__TASK DETAILS__
Skipping all pictures, set down the lines of the listing from the first through the one with "return (H - B - py) / PH".
[BEGIN INFORMATION PROVIDED]
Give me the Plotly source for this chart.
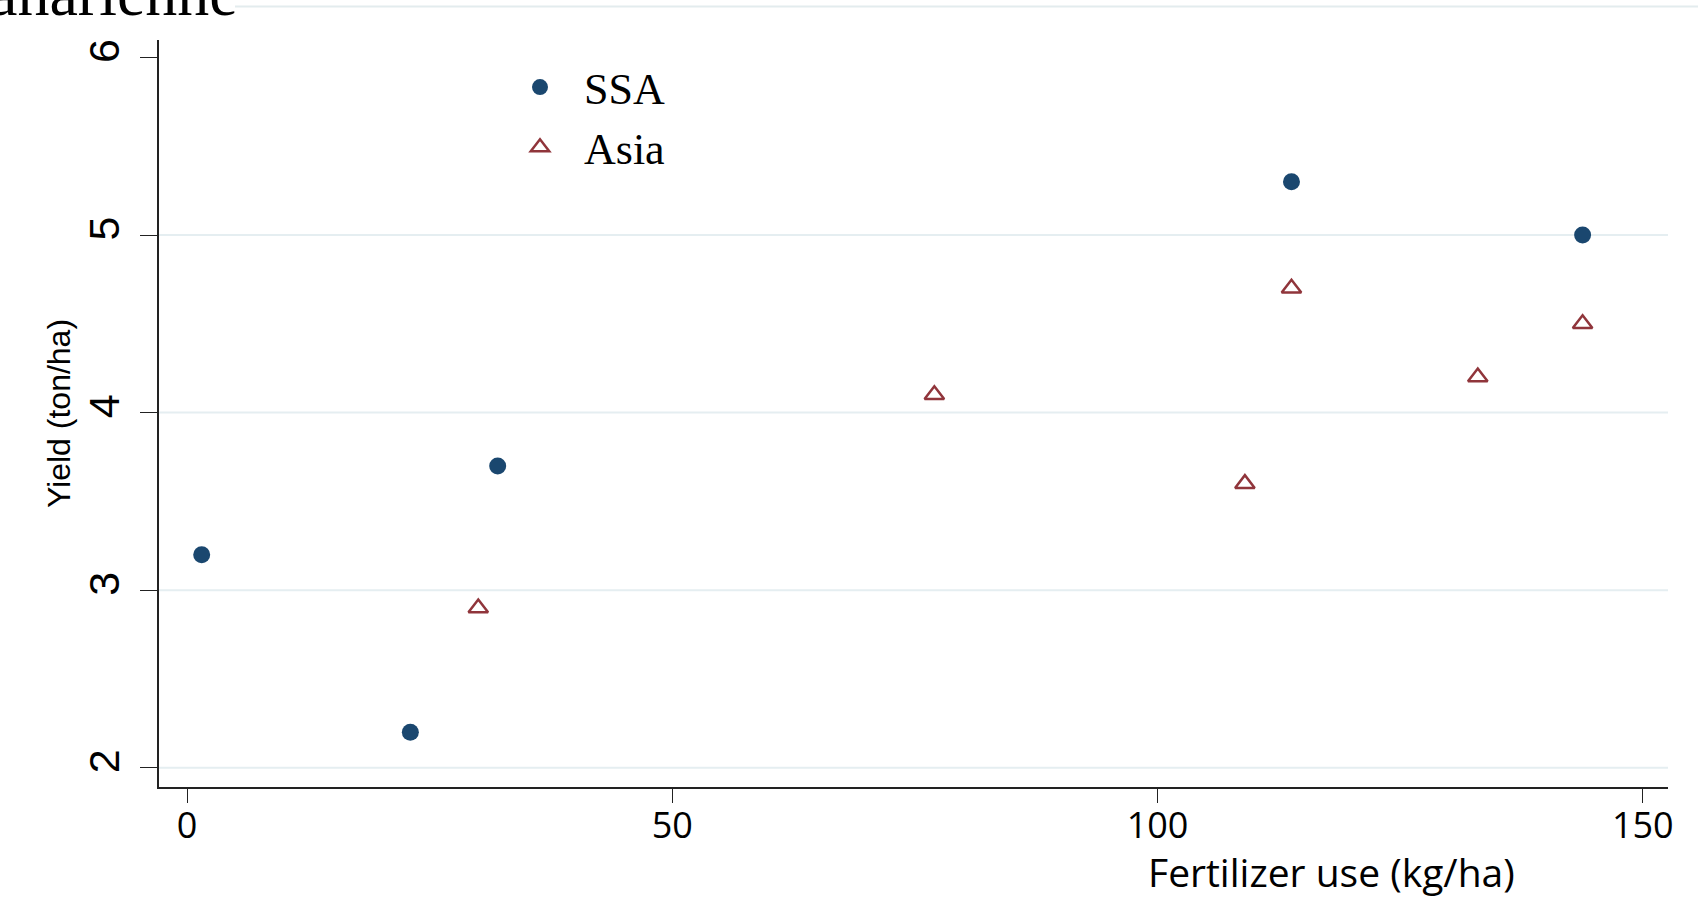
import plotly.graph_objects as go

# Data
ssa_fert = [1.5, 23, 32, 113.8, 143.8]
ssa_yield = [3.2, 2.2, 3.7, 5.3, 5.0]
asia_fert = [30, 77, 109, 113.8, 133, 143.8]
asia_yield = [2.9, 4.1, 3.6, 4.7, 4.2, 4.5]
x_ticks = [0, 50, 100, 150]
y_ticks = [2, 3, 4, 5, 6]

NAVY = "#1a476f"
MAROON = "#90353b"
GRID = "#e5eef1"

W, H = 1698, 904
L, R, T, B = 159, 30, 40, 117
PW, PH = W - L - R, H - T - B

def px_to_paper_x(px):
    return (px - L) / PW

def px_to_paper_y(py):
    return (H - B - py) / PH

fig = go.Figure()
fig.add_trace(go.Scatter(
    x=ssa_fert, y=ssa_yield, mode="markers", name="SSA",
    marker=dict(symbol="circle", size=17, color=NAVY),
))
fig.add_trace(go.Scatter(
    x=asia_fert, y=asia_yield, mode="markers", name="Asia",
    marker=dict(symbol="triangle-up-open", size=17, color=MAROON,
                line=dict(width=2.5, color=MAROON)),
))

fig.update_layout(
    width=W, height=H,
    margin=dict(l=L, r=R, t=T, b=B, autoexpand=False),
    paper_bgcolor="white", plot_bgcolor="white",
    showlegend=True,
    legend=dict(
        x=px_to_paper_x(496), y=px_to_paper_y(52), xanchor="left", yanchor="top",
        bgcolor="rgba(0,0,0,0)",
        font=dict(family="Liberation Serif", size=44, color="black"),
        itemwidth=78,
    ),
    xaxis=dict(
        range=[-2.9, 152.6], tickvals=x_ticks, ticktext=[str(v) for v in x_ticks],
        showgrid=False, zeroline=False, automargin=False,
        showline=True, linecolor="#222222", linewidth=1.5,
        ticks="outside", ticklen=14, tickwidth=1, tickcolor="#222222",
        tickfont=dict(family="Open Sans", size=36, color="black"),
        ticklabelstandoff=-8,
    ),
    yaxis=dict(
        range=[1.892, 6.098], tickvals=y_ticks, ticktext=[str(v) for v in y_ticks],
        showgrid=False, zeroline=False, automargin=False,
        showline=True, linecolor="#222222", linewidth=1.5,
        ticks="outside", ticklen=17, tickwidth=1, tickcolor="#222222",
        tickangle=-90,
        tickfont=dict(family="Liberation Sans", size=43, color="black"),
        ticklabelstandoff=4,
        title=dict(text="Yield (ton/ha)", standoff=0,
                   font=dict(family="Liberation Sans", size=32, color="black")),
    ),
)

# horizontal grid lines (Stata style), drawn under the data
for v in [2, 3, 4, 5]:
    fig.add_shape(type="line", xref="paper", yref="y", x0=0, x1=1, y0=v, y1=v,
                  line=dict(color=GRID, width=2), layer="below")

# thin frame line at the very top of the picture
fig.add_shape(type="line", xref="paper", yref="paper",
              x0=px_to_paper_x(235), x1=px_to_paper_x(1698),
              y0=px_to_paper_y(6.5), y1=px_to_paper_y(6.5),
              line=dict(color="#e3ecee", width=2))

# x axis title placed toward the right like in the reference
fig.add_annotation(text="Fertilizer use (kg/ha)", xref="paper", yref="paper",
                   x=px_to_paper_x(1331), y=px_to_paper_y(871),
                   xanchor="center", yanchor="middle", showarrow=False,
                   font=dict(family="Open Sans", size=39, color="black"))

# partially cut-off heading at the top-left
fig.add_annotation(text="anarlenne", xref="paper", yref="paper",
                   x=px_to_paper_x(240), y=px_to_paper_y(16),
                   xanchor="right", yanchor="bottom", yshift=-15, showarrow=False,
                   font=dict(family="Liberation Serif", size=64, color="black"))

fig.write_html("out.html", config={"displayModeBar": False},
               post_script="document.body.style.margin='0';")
[END INFORMATION PROVIDED]
__REPLY__
Give me the Plotly source for this chart.
import plotly.graph_objects as go

# Data
ssa_fert = [1.5, 23, 32, 113.8, 143.8]
ssa_yield = [3.2, 2.2, 3.7, 5.3, 5.0]
asia_fert = [30, 77, 109, 113.8, 133, 143.8]
asia_yield = [2.9, 4.1, 3.6, 4.7, 4.2, 4.5]
x_ticks = [0, 50, 100, 150]
y_ticks = [2, 3, 4, 5, 6]

NAVY = "#1a476f"
MAROON = "#90353b"
GRID = "#e5eef1"

W, H = 1698, 904
L, R, T, B = 159, 30, 40, 117
PW, PH = W - L - R, H - T - B

def px_to_paper_x(px):
    return (px - L) / PW

def px_to_paper_y(py):
    return (H - B - py) / PH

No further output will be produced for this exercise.